En qué pensamos cuando vemos una mano extendida. En todas partes y en todo momento hay una. Los motivos son incontables. Y es que nadie puede vivir sin extender su mano, lo que nos hace pensar, que esa pequeña acción es vital para todos, y que es importante hacer conciencia de su significado. ¿Qué busca el hombre con este gesto? Ser feliz, amando y siendo amado.
Toda nuestra felicidad se encuentra en estos simples, y al mismo tiempo, grandes acontecimientos: mirar al otro y dejarse mirar. La dinámica del amor es tan sencilla, pero muchas veces nuestro duro corazón, no nos permite descubrir esa mano. No vemos la mano del que nos necesita y muchas veces no vemos las manos de quienes nos acogen y nos ayudan.
Desde pequeños, enseñamos a nuestros hijos a compartir. Se escuchan frases como: “Mi amor, comparta con su amiguito” o “Los hermanos siempre comparten”. O cada cierto tiempo, sacamos lo que no estamos usando y buscamos quien pueda estarlos necesitando. Esto, ennoblece sus corazones, los hace más empáticos y desprendidos. Descubren la alegría de dar, de servir.

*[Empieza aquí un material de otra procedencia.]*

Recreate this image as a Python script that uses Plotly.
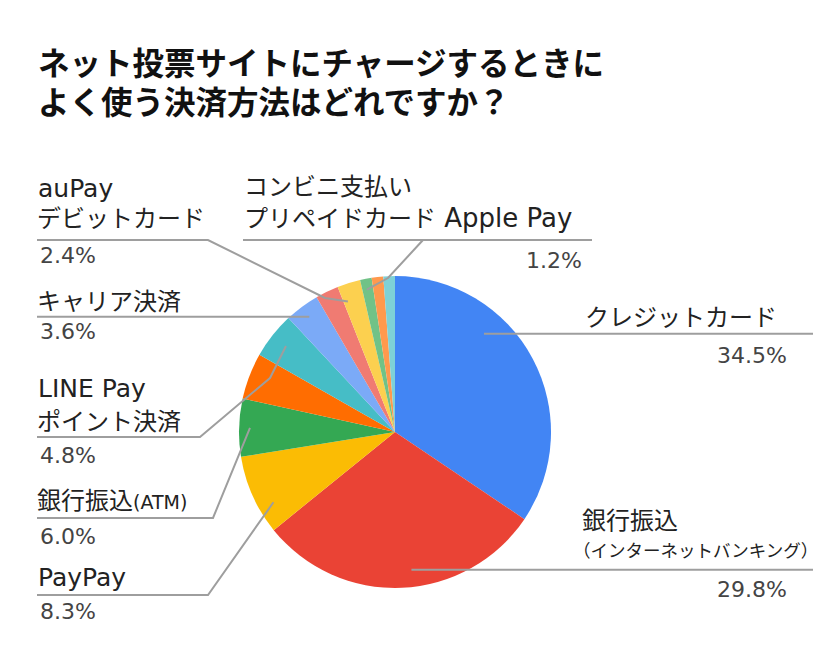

Pero, a veces olvidamos, que también debemos aprender a recibir. Y aunque suena que es más fácil, no siempre es así. Enseñemos a nuestros hijos a descubrir esa mano que nos sirve, que nos ayuda. A la persona que cocina y lava nuestra ropa, al que nos saluda con una sonrisa, al que nos pregunta cómo estamos hoy, al que quiere saber si necesitamos algo, al que reza por nosotros. Reconocer que necesitamos del otro, y que Dios se manifiesta a través de ellos, eso es parte de nuestra felicidad.
Agradecer y compartir, dos acciones inseparables. Son los gestos más nobles del ser humano. Es vivir desde el corazón y allí encontrar a Dios, el único que puede mover dentro de nosotros ese deseo de amar y ser amados.